Audrey Belval, diplômée du programme GTEA de l’ITAQ en 2022, se prépare, lentement mais sûrement, à prendre les rênes de l’entreprise aux côtés de sa sœur Laurie (diplômée du programme TPA de l’ITAQ) et de son frère Michaël. « Mon père, Stéphane, qui détenait 60 % des parts de l’entreprise, m’a accordé 20 % de ses parts tout comme à ma sœur, il y a quatre ans. Nous sommes donc déjà actionnaires et admissibles, depuis la fin de nos études, à des subventions relatives au quota et à l’investissement dans la ferme. À moyen terme, notre frère devrait se joindre à nous », confie Mme Belval.
Le partage des tâches semble clair et défini. « Si Laurie et moi gérons davantage le volet laitier, Michaël, lui, sera davantage impliqué au niveau des opérations mécaniques et de la gestion des champs. Nous avons récemment obtenu une subvention pour effectuer des rénovations de l’étable; les travaux débuteront dans quelques jours. Nous sommes actives et entendons continuer de l’être », prend bien soin de noter Audrey Belval. Un dynamisme et une vision d’affaires qui ont déjà été salués par des titres honorifiques, notamment en matière de bien-être animal.
Christine Schmucki
Ferme Schmucki (Princeville)
Christine Schmucki se prépare chaque jour à prendre la relève de la ferme familiale fondée en 1980, qui gère un quota de production de 270 kg par jour avec ses 300 vaches en lactation et son troupeau de relève de 500 têtes.
Après avoir complété un DEP au Cégep de Victoriaville en Gestion et technologies d’entreprise agricole et un baccalauréat en agronomie de l’Université Laval, elle se dédie à la ferme à temps plein depuis cinq ans. En compagnie de ses deux frères, elle assurera un jour la pérennité des activités de l’entreprise pour l’heure détenue par ses parents et un oncle, en plus des grands-parents qui sont toujours très actifs sur la ferme.
« Nous sommes présentement en mode coexploitation sur bien des aspects de l’entreprise, explique Mme Schmucki. De temps à autre, la famille consulte des ressources externes, un fiscaliste, un comptable, un conseiller financier, mais à ce jour, pas de spécialiste du transfert d’entreprise familiale. Personnellement, j’aimerais bien que ce soit le cas. Pour l’instant, nous avons instauré des rencontres mensuelles visant aux discussions et à l’avancement du transfert. »
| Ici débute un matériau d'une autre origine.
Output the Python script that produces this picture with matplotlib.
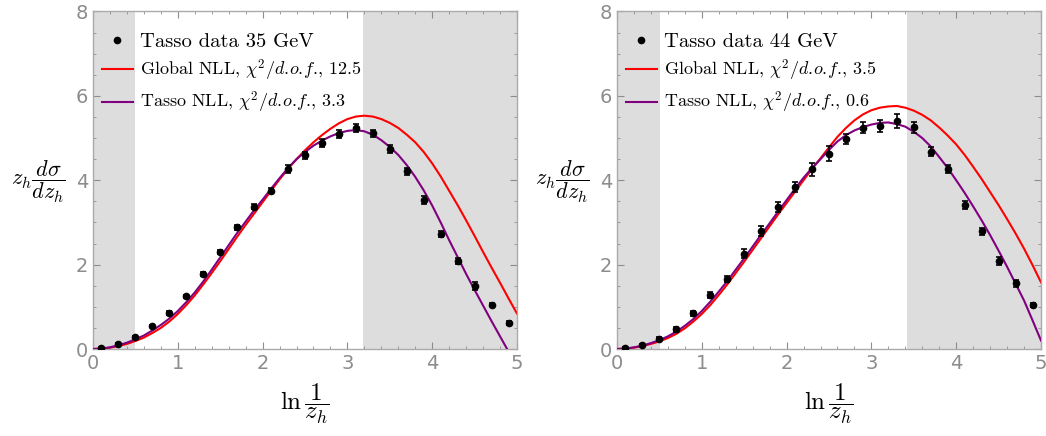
import matplotlib
matplotlib.use("Agg")
import matplotlib.pyplot as plt
from matplotlib.ticker import MultipleLocator
import numpy as np

plt.rcParams['mathtext.fontset'] = 'cm'
plt.rcParams['font.family'] = ['Liberation Sans Narrow', 'DejaVu Sans']

# data points, ln(1/z_h)
xData = [0.1, 0.3, 0.5, 0.7, 0.9, 1.1, 1.3, 1.5, 1.7, 1.9, 2.1, 2.3, 2.5,
         2.7, 2.9, 3.1, 3.3, 3.5, 3.7, 3.9, 4.1, 4.3, 4.5, 4.7, 4.9]

# Tasso 35 GeV
y35 = [0.02, 0.12, 0.28, 0.55, 0.85, 1.25, 1.78, 2.30, 2.89, 3.37, 3.75, 4.27, 4.59,
       4.88, 5.10, 5.24, 5.11, 4.74, 4.21, 3.53, 2.73, 2.08, 1.49, 1.05, 0.62]
err35 = [0.02, 0.02, 0.03, 0.03, 0.04, 0.04, 0.05, 0.05, 0.06, 0.06, 0.06, 0.09, 0.09,
         0.09, 0.09, 0.10, 0.09, 0.09, 0.09, 0.09, 0.07, 0.07, 0.09, 0.03, 0.05]

# Tasso 44 GeV
y44 = [0.02, 0.10, 0.24, 0.47, 0.85, 1.27, 1.66, 2.26, 2.80, 3.36, 3.85, 4.26, 4.63,
       4.98, 5.24, 5.29, 5.40, 5.26, 4.68, 4.26, 3.41, 2.79, 2.08, 1.56, 1.05]
err44 = [0.02, 0.03, 0.04, 0.06, 0.06, 0.07, 0.08, 0.10, 0.11, 0.12, 0.12, 0.15, 0.18,
         0.12, 0.13, 0.14, 0.16, 0.13, 0.10, 0.10, 0.10, 0.08, 0.10, 0.08, 0.05]

xCurve = [0.0, 0.1, 0.2, 0.3, 0.4, 0.5, 0.6, 0.7, 0.8, 0.9, 1.0, 1.1, 1.2, 1.3, 1.4,
          1.5, 1.6, 1.7, 1.8, 1.9, 2.0, 2.1, 2.2, 2.3, 2.4, 2.5, 2.6, 2.7, 2.8, 2.9,
          3.0, 3.1, 3.2, 3.3, 3.4, 3.5, 3.6, 3.7, 3.8, 3.9, 4.0, 4.1, 4.2, 4.3, 4.4,
          4.5, 4.6, 4.7, 4.8, 4.9, 5.0]
global35 = [0.00, 0.01, 0.03, 0.07, 0.12, 0.19, 0.27, 0.38, 0.50, 0.65, 0.83, 1.04, 1.27,
            1.53, 1.80, 2.08, 2.37, 2.66, 2.94, 3.21, 3.48, 3.75, 4.02, 4.27, 4.50, 4.71,
            4.90, 5.07, 5.22, 5.35, 5.45, 5.51, 5.53, 5.51, 5.45, 5.36, 5.24, 5.08, 4.90,
            4.67, 4.40, 4.09, 3.75, 3.41, 3.05, 2.68, 2.30, 1.93, 1.57, 1.20, 0.84]
tasso35 = [0.00, 0.01, 0.04, 0.09, 0.15, 0.23, 0.32, 0.44, 0.57, 0.72, 0.90, 1.11, 1.34,
           1.60, 1.88, 2.17, 2.46, 2.75, 3.02, 3.29, 3.54, 3.80, 4.05, 4.29, 4.50, 4.67,
           4.82, 4.94, 5.04, 5.12, 5.17, 5.19, 5.16, 5.08, 4.95, 4.79, 4.60, 4.36, 4.08,
           3.76, 3.40, 3.00, 2.58, 2.18, 1.78, 1.40, 1.03, 0.66, 0.30, -0.06, -0.42]
global44 = [0.00, 0.01, 0.03, 0.07, 0.12, 0.18, 0.26, 0.36, 0.49, 0.65, 0.83, 1.04, 1.28,
            1.53, 1.80, 2.07, 2.35, 2.63, 2.91, 3.19, 3.46, 3.73, 4.00, 4.27, 4.52, 4.78,
            5.03, 5.24, 5.42, 5.56, 5.66, 5.72, 5.75, 5.76, 5.72, 5.65, 5.55, 5.42, 5.25,
            5.06, 4.85, 4.60, 4.32, 4.03, 3.72, 3.41, 3.08, 2.74, 2.38, 1.99, 1.58]
tasso44 = [0.00, 0.01, 0.04, 0.08, 0.14, 0.21, 0.30, 0.41, 0.55, 0.71, 0.90, 1.12, 1.36,
           1.61, 1.88, 2.15, 2.43, 2.71, 2.98, 3.26, 3.53, 3.80, 4.06, 4.29, 4.50, 4.72,
           4.92, 5.07, 5.18, 5.26, 5.32, 5.36, 5.37, 5.33, 5.27, 5.15, 5.00, 4.80, 4.55,
           4.29, 4.00, 3.70, 3.38, 3.05, 2.70, 2.33, 1.95, 1.55, 1.15, 0.68, 0.20]

panels = [
    {"energy": "35", "y": y35, "err": err35, "glob": global35, "tasso": tasso35,
     "chiG": "12.5", "chiT": "3.3", "cut": (0.5, 3.18)},
    {"energy": "44", "y": y44, "err": err44, "glob": global44, "tasso": tasso44,
     "chiG": "3.5", "chiT": "0.6", "cut": (0.51, 3.42)},
]

fig = plt.figure(figsize=(10.46, 4.36), dpi=100)
axLefts = [93/1046, 617/1046]
gray = '#8c8c8c'
dof = r"$\chi^2/d.\!o.\!f.\!$"

for i in range(len(panels)):
    p = panels[i]
    ax = fig.add_axes([axLefts[i], 87/436, 424/1046, 337.5/436])
    ax.axvspan(0, p["cut"][0], color='#dddddd', lw=0, zorder=0)
    ax.axvspan(p["cut"][1], 5, color='#dddddd', lw=0, zorder=0)

    ax.plot(xCurve, p["glob"], color='#ff0000', lw=1.5, zorder=2,
            label="Global NLL, " + dof + ", " + p["chiG"])
    ax.plot(xCurve, p["tasso"], color='#800080', lw=1.5, zorder=3,
            label="Tasso NLL, " + dof + ", " + p["chiT"])
    ax.errorbar(xData, p["y"], yerr=p["err"], fmt='none', ecolor='black',
                elinewidth=1.2, capsize=2, capthick=1.2, zorder=4)
    ax.plot(xData, p["y"], 'o', color='black', ms=4.5, zorder=5,
            label="Tasso data " + p["energy"] + " GeV")

    ax.set_xlim(0, 5)
    ax.set_ylim(0, 8)
    ax.xaxis.set_major_locator(MultipleLocator(1))
    ax.xaxis.set_minor_locator(MultipleLocator(0.2))
    ax.yaxis.set_major_locator(MultipleLocator(2))
    ax.yaxis.set_minor_locator(MultipleLocator(0.5))
    ax.tick_params(which='both', direction='in', top=True, right=True, colors=gray,
                   labelsize=14, labelcolor=gray)
    ax.tick_params(which='major', length=5, width=0.8)
    ax.tick_params(which='minor', length=2.5, width=0.6)
    for s in ax.spines.values():
        s.set_color('#aaaaaa')
        s.set_linewidth(1.0)

    handles, labels = ax.get_legend_handles_labels()
    order = [2, 0, 1]
    leg = ax.legend([handles[k] for k in order], [labels[k] for k in order],
                    loc='upper left', bbox_to_anchor=(-0.017, 0.985), frameon=False,
                    prop={'family': 'cmr10', 'size': 13}, handlelength=1.7,
                    handletextpad=0.4, labelspacing=0.38)
    leg.get_texts()[0].set_fontsize(14.8)

    fig.text(axLefts[i] + 212/1046, 32/436, r"$\ln\dfrac{1}{z_h}$", fontsize=18,
             ha='center', va='center')
    fig.text(axLefts[i] - 55/1046, 254/436, r"$z_h\dfrac{d\sigma}{dz_h}$", fontsize=16,
             ha='center', va='center')

fig.savefig("out.png", dpi=100)
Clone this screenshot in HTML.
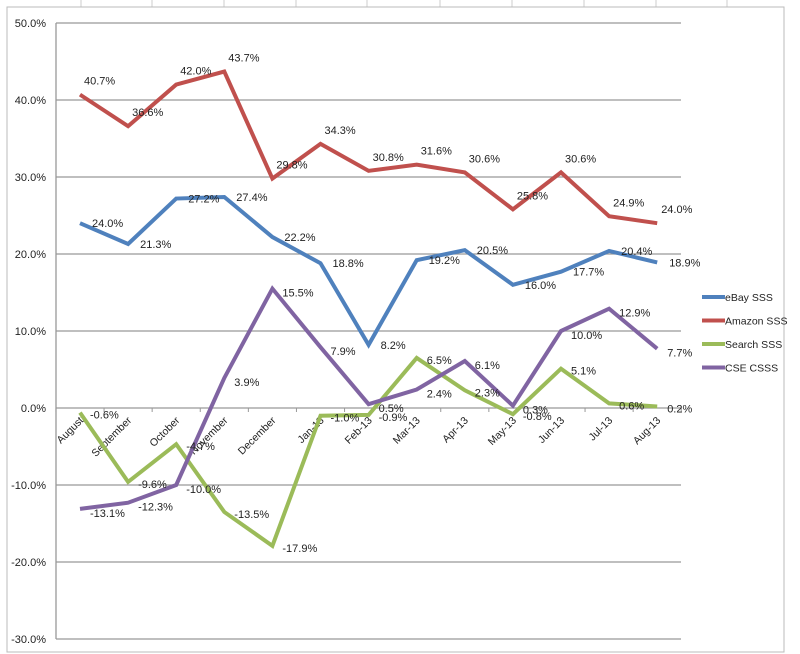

Puisque le projet de relève inclut trois personnes, les rôles à assumer sont-ils déjà définis? « Dans l’ensemble, oui, bien qu’il reste de petits détails à clarifier. Nous avons chacun nos forces et l’entreprise est assez grande pour que chaque personne gère son secteur d’activités. Mes frères sont davantage orientés vers la mécanique, l’entretien et l’opération de machinerie, alors que je penche davantage du côté de la gestion et de la régie de troupeau », conclut-elle.